福楼拜是我国读者最熟悉的外国作家之一。早在20世纪二三十年代,我国法语界前辈李健吾、李劼人、李青崖等,已陆续将福楼拜的作品译介到中国。到目前为止,除未完成的《布瓦尔和佩库歇》之外,福楼拜的小说均至少有两个以上的译本,《包法利夫人》的译本甚至有六种之多,但时至今日尚未见有福楼拜的《小说全集)面世。为了让中国读者对这位影响深远的小说家获得一个完整的印象,也为了从众多译本中遴选出最优秀者向读者推荐,人民文学出版社决定出版一套以译文见长的《福楼拜小说全集》。《全集》分上、中、下三卷:上卷收《包法利夫人》及《萨朗波》;中卷收《情感教育》及《圣安东尼的诱惑》;下卷收《三故事》及《布瓦尔和佩库歇》。
《包法利夫人》的六种译本各有长处,若论传神,仍首推李健吾先生的译本。李译的缺陷是由于翻译得较早,某些语言和当代语言习惯有一定距离,个别疏忽处亦未能及时订正。但若因这类小疵而废大瑜,实为翻译文学的一大损失。我国当代翻译理论家罗新璋先生曾提出,李先生所译《包法利夫人》,尽传原著之精神、气势,若能适当修订,当能作为经典译本长期流传。经与李健吾先生的版权继承人李维永女士研究,决定由《全集》的编者负责核校并重新编辑加工,由李维永女士亲自审阅认定。这样产生的修订稿,既保持了李先生译文的原貌,又消弭了原译中的若干小疵点,可谓代表了当前《包法利夫人》译文的最高水平。

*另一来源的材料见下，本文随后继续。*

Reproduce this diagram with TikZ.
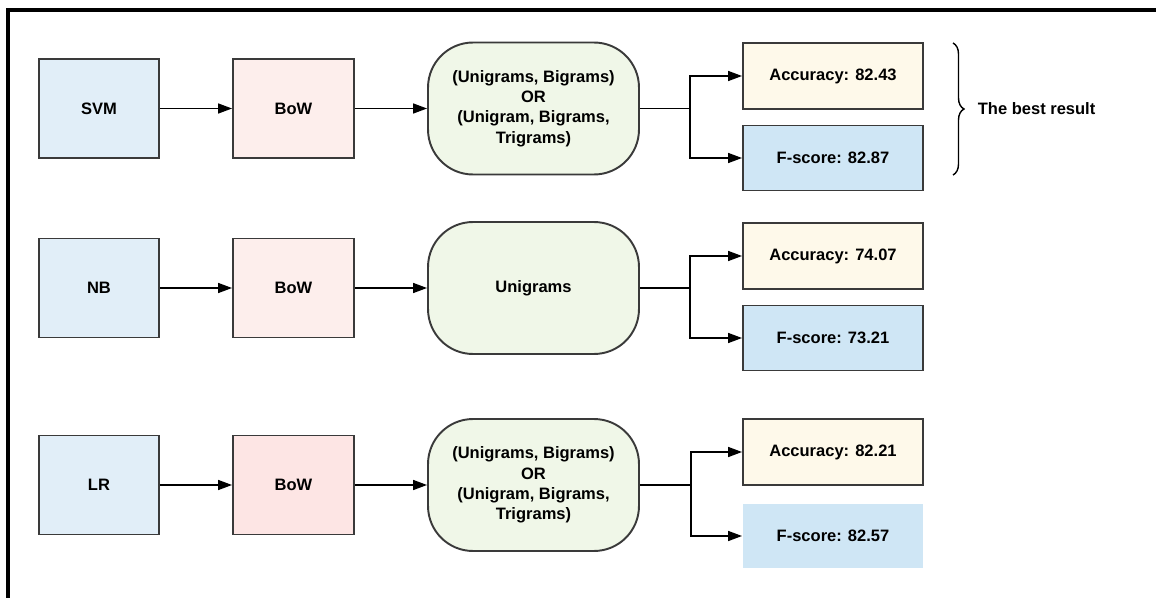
\documentclass[tikz,border=0pt]{standalone}
\usepackage{fontspec}
\setmainfont{Liberation Sans}
\usetikzlibrary{arrows.meta,positioning,decorations.pathreplacing}

\definecolor{modelblue}{HTML}{E1EEF8}
\definecolor{bowpink}{HTML}{FDEEEC}
\definecolor{bowpinkdark}{HTML}{FDE5E4}
\definecolor{ngramgreen}{HTML}{F0F7E8}
\definecolor{acccream}{HTML}{FEF9EA}
\definecolor{fsblue}{HTML}{CFE6F5}
\definecolor{edgegray}{HTML}{3A3A3A}

\begin{document}
\begin{tikzpicture}[x=0.02cm,y=-0.02cm,
% Boxes style
    box/.style={rectangle,draw=edgegray,line width=1.1pt,
		font=\fontsize{9.4}{11.5}\selectfont\bfseries,align=center},
    model/.style={box,fill=modelblue,minimum width=2.4cm,minimum height=1.98cm},
    bow/.style={box,fill=bowpink,minimum width=2.42cm,minimum height=1.98cm},
    ngram/.style={box,fill=ngramgreen,rounded corners=0.9cm,
		minimum width=4.22cm,minimum height=2.64cm},
    acc/.style={box,fill=acccream,minimum width=3.6cm,minimum height=1.32cm},
    fscore/.style={box,fill=fsblue,minimum width=3.6cm,minimum height=1.3cm},
    fsplain/.style={fscore,draw=none},
% Connector style
    arr/.style={line width=0.9pt,-{Triangle[length=2.8mm,width=2mm]}},
    line/.style={line width=0.9pt}
    ]
\useasboundingbox (0,0) rectangle (1156,598);
\clip (0,0) rectangle (1156,598);
%% Frame
    \draw[line width=1.8pt] (8,620) -- (8,10) -- (1180,10);

%% First row: SVM
    \node (svm) [model] at (99,108.5) {SVM};
    \node (bow1) [bow] at (293.5,108.5) {BoW};
    \node (ng1) [ngram] at (533.5,108.5) {(Unigrams, Bigrams)\\OR\\(Unigram, Bigrams,\\Trigrams)};
    \node (acc1) [acc] at (833,76) {Accuracy: 82.43};
    \node (fs1) [fscore] at (833,158) {F-score: 82.87};
    \coordinate (br1) at (690,108.5);

%% Second row: NB
    \node (nb) [model] at (99,288) {NB};
    \node (bow2) [bow] at (293.5,288) {BoW};
    \node (ng2) [ngram] at (533.5,288) {Unigrams};
    \node (acc2) [acc] at (833,256) {Accuracy: 74.07};
    \node (fs2) [fscore] at (833,338) {F-score: 73.21};
    \coordinate (br2) at (690,288);

%% Third row: LR
    \node (lr) [model] at (99,485) {LR};
    \node (bow3) [bow,fill=bowpinkdark] at (293.5,485) {BoW};
    \node (ng3) [ngram] at (533.5,485) {(Unigrams, Bigrams)\\OR\\(Unigram, Bigrams,\\Trigrams)};
    \node (acc3) [acc] at (833,452) {Accuracy: 82.21};
    \node (fs3) [fsplain] at (833,536) {F-score: 82.57};
    \coordinate (br3) at (691,485);

%% Edges
    \draw[arr] (svm) -- (bow1);
    \draw[arr] (bow1) -- (ng1);
    \draw[line] (ng1) -- (br1);
    \draw[arr] (br1) |- (acc1);
    \draw[arr] (br1) |- (fs1);

    \draw[arr] (nb) -- (bow2);
    \draw[arr] (bow2) -- (ng2);
    \draw[line] (ng2) -- (br2);
    \draw[arr] (br2) |- (acc2);
    \draw[arr] (br2) |- (fs2);

    \draw[arr] (lr) -- (bow3);
    \draw[arr] (bow3) -- (ng3);
    \draw[line] (ng3) -- (br3);
    \draw[arr] (br3) |- (acc3);
    \draw[arr] (br3) |- (fs3);

%% Best result brace
    \coordinate (btop) at (953,43);
    \coordinate (bbot) at (953,175);
    \draw[line width=0.8pt,decorate,decoration={brace,amplitude=0.22cm}]
		(btop) -- (bbot) coordinate[midway,xshift=0.42cm] (btip);
    \node (best) [right=0pt of btip,inner sep=2pt,
		font=\fontsize{9.4}{11.5}\selectfont\bfseries] {The best result};
\end{tikzpicture}
\end{document}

《萨朗波》曾有四种译本,最能表现原著的风格和色彩的,是何友齐先生的译本。何先生是改革开放以来崭露头角的中年翻译家,在《巴尔扎克全集》的翻译工作中已显示过其中外文的功力和出色的翻译才华。何先生译笔优美、简洁、用词准确、音韵铿锵,颇得福氏语言之奥妙。为了表现这部小说的浓烈色彩,何先生在词汇的运用和语式上都下了相当大的功夫,其文字魅力显然在其他译本之上。
《情感教育》曾有两种译本,都不十分理想。如何将这部貌似平淡的小说译得引人入胜?只能依靠翻译家的语言功力和对原著的细心揣摩。于是我们请北京大学教授,翻译家王文融女士重译这部名著,果然使小说叙事严谨而又娓娓动听的面貌在译文中得以展现。王文融女士的翻译,以对原著理解的准确和文笔的细腻、质朴为最大特色,由于对原著的每个细节、每一句话的因果关系都有透彻的领会,对人物的思想感情体贴入微,福楼拜用心良苦的所有细微之处,都能通过译文表现出来,从而大大提高了文本的吸引力。
根据同样的尺度,我们从《圣安东尼的诱惑》的三种译本中选择了刘方女士的译本,从《三故事>的四种译本中,选择了刘益庾先生的译本。《布瓦尔和佩库歇》是中国读者尚不熟悉的作品,此次特请翻译家刘方女士为本《全集》译出。此外,福楼拜的大量书简中,谈及不少文学方面的问题,对我们理解福楼拜的文艺思想及其作品应有所帮助,故请刘方女士参考李健吾先生生前所选篇目,选译了福楼拜《文学书简》约十万言,作为“附录”编入下卷。福楼拜的《生平、创作年表》,我们采用阿尔贝·蒂博代先生为法国“七星文库”版《福楼拜作品集》编定的文本,由北京大学杨国政先生译出,亦作为“附录”编入《全集》的下卷。
本《全集》所收译文,无论新译、旧译,均根据法国加利马出版社“七星文库”版《福楼拜作品集》翻译或重新校订;全部注释均根据新出版的辞书重新核查;全部专名的翻译均按当前通用译法统一。
人们常说翻译是一门遗憾的艺术,意思是文学翻译很难做到尽善尽美,永远有改进和提高的余地。也许再好的译本也只能起到承上启下的作用,总有一天会被更好的译本所代替。但在一定的阶段,仍可以遴选出相对优秀乃至经典性的译本。人民文学出版社从翻译界的现状出发,选择优秀译本编入《福楼拜小说全集》,既是考虑到这位作家在文学史上的地位,也是在粗制滥造的翻译作品充斥市场的情况下,为提倡严肃认真的文学翻译略尽绵薄之力。同时我们欢迎专家、学者和广大读者对本《全集》中的错误或不足之处提出批评,我们将本着精益求精的精神,在再版时加以改进。